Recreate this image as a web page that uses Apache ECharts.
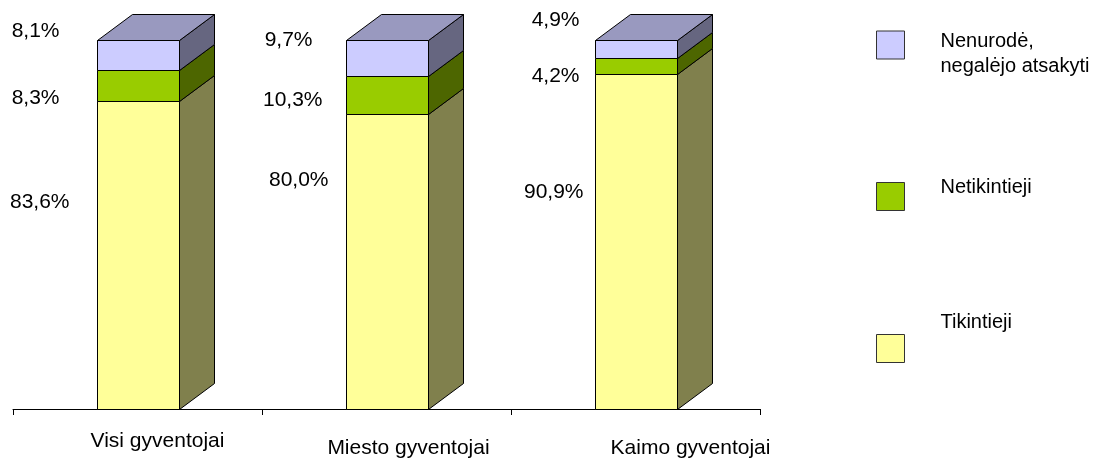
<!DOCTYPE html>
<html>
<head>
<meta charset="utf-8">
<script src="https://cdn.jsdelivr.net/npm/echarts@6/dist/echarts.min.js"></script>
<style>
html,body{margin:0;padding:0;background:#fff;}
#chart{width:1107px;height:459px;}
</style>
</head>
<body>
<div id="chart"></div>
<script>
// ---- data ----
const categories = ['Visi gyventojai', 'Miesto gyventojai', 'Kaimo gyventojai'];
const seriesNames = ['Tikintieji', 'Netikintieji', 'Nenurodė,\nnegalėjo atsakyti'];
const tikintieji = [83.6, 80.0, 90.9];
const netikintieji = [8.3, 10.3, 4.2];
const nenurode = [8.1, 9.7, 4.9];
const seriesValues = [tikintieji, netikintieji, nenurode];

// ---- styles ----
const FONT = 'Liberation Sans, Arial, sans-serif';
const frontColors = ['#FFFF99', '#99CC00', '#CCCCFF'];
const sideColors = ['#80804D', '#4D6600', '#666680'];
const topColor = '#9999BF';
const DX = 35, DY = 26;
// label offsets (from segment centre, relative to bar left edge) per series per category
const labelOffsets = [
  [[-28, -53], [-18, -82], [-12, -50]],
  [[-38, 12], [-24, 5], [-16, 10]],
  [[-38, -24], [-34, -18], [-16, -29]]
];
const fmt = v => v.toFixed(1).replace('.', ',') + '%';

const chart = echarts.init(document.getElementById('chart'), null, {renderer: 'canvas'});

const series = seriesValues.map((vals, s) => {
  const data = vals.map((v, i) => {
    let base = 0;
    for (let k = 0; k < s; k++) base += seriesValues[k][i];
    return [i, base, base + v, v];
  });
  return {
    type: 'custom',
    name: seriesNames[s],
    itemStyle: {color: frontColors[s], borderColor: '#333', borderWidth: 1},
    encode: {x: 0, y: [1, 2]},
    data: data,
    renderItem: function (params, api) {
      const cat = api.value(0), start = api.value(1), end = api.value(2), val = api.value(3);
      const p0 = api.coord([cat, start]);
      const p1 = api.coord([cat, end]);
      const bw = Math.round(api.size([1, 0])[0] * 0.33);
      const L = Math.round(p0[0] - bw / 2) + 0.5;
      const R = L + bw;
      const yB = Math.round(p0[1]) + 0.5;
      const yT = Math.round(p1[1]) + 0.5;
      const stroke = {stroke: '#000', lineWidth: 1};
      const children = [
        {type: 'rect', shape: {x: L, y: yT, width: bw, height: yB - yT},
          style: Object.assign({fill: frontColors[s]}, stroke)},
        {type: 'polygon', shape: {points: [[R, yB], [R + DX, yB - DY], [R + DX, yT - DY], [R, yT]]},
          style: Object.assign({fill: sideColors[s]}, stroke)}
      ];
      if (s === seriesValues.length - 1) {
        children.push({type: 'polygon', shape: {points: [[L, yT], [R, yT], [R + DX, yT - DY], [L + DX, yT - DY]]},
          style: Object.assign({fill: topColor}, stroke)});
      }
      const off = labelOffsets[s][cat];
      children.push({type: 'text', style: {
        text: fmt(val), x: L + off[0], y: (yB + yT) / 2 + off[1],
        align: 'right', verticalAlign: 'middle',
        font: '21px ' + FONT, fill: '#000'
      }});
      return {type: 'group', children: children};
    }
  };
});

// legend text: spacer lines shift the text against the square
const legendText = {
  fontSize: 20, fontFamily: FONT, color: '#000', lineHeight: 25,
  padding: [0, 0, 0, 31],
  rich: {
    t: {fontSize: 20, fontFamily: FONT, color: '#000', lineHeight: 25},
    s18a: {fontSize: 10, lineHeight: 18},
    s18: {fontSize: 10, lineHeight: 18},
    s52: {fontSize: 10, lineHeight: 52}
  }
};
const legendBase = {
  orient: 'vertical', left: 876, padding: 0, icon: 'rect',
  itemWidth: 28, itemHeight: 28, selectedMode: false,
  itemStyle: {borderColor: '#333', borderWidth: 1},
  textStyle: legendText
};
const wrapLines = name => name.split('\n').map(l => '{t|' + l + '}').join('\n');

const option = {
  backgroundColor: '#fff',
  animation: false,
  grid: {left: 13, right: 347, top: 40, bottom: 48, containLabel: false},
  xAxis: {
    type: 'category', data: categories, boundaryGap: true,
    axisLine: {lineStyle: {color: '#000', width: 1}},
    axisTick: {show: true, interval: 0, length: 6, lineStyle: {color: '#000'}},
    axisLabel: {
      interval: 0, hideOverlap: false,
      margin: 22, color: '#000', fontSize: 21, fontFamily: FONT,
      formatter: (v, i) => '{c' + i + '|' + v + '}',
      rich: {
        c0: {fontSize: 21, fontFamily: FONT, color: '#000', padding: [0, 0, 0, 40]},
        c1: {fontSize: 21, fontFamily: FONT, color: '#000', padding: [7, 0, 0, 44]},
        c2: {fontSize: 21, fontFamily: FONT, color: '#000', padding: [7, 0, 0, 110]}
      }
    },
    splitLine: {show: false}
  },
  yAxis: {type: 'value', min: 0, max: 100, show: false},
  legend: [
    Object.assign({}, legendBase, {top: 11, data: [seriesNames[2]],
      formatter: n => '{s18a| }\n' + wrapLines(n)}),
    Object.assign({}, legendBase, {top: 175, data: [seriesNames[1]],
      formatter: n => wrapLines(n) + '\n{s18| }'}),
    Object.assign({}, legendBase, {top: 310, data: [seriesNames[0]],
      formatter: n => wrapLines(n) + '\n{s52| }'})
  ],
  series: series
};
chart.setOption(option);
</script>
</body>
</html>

__________________________________________________

» **What to do**
All of the material above needs to be restated exactly, with no pictures.

» **Answer in full**
Recreate this image as a web page that uses Apache ECharts.
<!DOCTYPE html>
<html>
<head>
<meta charset="utf-8">
<script src="https://cdn.jsdelivr.net/npm/echarts@6/dist/echarts.min.js"></script>
<style>
html,body{margin:0;padding:0;background:#fff;}
#chart{width:1107px;height:459px;}
</style>
</head>
<body>
<div id="chart"></div>
<script>
// ---- data ----
const categories = ['Visi gyventojai', 'Miesto gyventojai', 'Kaimo gyventojai'];
const seriesNames = ['Tikintieji', 'Netikintieji', 'Nenurodė,\nnegalėjo atsakyti'];
const tikintieji = [83.6, 80.0, 90.9];
const netikintieji = [8.3, 10.3, 4.2];
const nenurode = [8.1, 9.7, 4.9];
const seriesValues = [tikintieji, netikintieji, nenurode];

// ---- styles ----
const FONT = 'Liberation Sans, Arial, sans-serif';
const frontColors = ['#FFFF99', '#99CC00', '#CCCCFF'];
const sideColors = ['#80804D', '#4D6600', '#666680'];
const topColor = '#9999BF';
const DX = 35, DY = 26;
// label offsets (from segment centre, relative to bar left edge) per series per category
const labelOffsets = [
  [[-28, -53], [-18, -82], [-12, -50]],
  [[-38, 12], [-24, 5], [-16, 10]],
  [[-38, -24], [-34, -18], [-16, -29]]
];
const fmt = v => v.toFixed(1).replace('.', ',') + '%';

const chart = echarts.init(document.getElementById('chart'), null, {renderer: 'canvas'});

const series = seriesValues.map((vals, s) => {
  const data = vals.map((v, i) => {
    let base = 0;
    for (let k = 0; k < s; k++) base += seriesValues[k][i];
    return [i, base, base + v, v];
  });
  return {
    type: 'custom',
    name: seriesNames[s],
    itemStyle: {color: frontColors[s], borderColor: '#333', borderWidth: 1},
    encode: {x: 0, y: [1, 2]},
    data: data,
    renderItem: function (params, api) {
      const cat = api.value(0), start = api.value(1), end = api.value(2), val = api.value(3);
      const p0 = api.coord([cat, start]);
      const p1 = api.coord([cat, end]);
      const bw = Math.round(api.size([1, 0])[0] * 0.33);
      const L = Math.round(p0[0] - bw / 2) + 0.5;
      const R = L + bw;
      const yB = Math.round(p0[1]) + 0.5;
      const yT = Math.round(p1[1]) + 0.5;
      const stroke = {stroke: '#000', lineWidth: 1};
      const children = [
        {type: 'rect', shape: {x: L, y: yT, width: bw, height: yB - yT},
          style: Object.assign({fill: frontColors[s]}, stroke)},
        {type: 'polygon', shape: {points: [[R, yB], [R + DX, yB - DY], [R + DX, yT - DY], [R, yT]]},
          style: Object.assign({fill: sideColors[s]}, stroke)}
      ];
      if (s === seriesValues.length - 1) {
        children.push({type: 'polygon', shape: {points: [[L, yT], [R, yT], [R + DX, yT - DY], [L + DX, yT - DY]]},
          style: Object.assign({fill: topColor}, stroke)});
      }
      const off = labelOffsets[s][cat];
      children.push({type: 'text', style: {
        text: fmt(val), x: L + off[0], y: (yB + yT) / 2 + off[1],
        align: 'right', verticalAlign: 'middle',
        font: '21px ' + FONT, fill: '#000'
      }});
      return {type: 'group', children: children};
    }
  };
});

// legend text: spacer lines shift the text against the square
const legendText = {
  fontSize: 20, fontFamily: FONT, color: '#000', lineHeight: 25,
  padding: [0, 0, 0, 31],
  rich: {
    t: {fontSize: 20, fontFamily: FONT, color: '#000', lineHeight: 25},
    s18a: {fontSize: 10, lineHeight: 18},
    s18: {fontSize: 10, lineHeight: 18},
    s52: {fontSize: 10, lineHeight: 52}
  }
};
const legendBase = {
  orient: 'vertical', left: 876, padding: 0, icon: 'rect',
  itemWidth: 28, itemHeight: 28, selectedMode: false,
  itemStyle: {borderColor: '#333', borderWidth: 1},
  textStyle: legendText
};
const wrapLines = name => name.split('\n').map(l => '{t|' + l + '}').join('\n');

const option = {
  backgroundColor: '#fff',
  animation: false,
  grid: {left: 13, right: 347, top: 40, bottom: 48, containLabel: false},
  xAxis: {
    type: 'category', data: categories, boundaryGap: true,
    axisLine: {lineStyle: {color: '#000', width: 1}},
    axisTick: {show: true, interval: 0, length: 6, lineStyle: {color: '#000'}},
    axisLabel: {
      interval: 0, hideOverlap: false,
      margin: 22, color: '#000', fontSize: 21, fontFamily: FONT,
      formatter: (v, i) => '{c' + i + '|' + v + '}',
      rich: {
        c0: {fontSize: 21, fontFamily: FONT, color: '#000', padding: [0, 0, 0, 40]},
        c1: {fontSize: 21, fontFamily: FONT, color: '#000', padding: [7, 0, 0, 44]},
        c2: {fontSize: 21, fontFamily: FONT, color: '#000', padding: [7, 0, 0, 110]}
      }
    },
    splitLine: {show: false}
  },
  yAxis: {type: 'value', min: 0, max: 100, show: false},
  legend: [
    Object.assign({}, legendBase, {top: 11, data: [seriesNames[2]],
      formatter: n => '{s18a| }\n' + wrapLines(n)}),
    Object.assign({}, legendBase, {top: 175, data: [seriesNames[1]],
      formatter: n => wrapLines(n) + '\n{s18| }'}),
    Object.assign({}, legendBase, {top: 310, data: [seriesNames[0]],
      formatter: n => wrapLines(n) + '\n{s52| }'})
  ],
  series: series
};
chart.setOption(option);
</script>
</body>
</html>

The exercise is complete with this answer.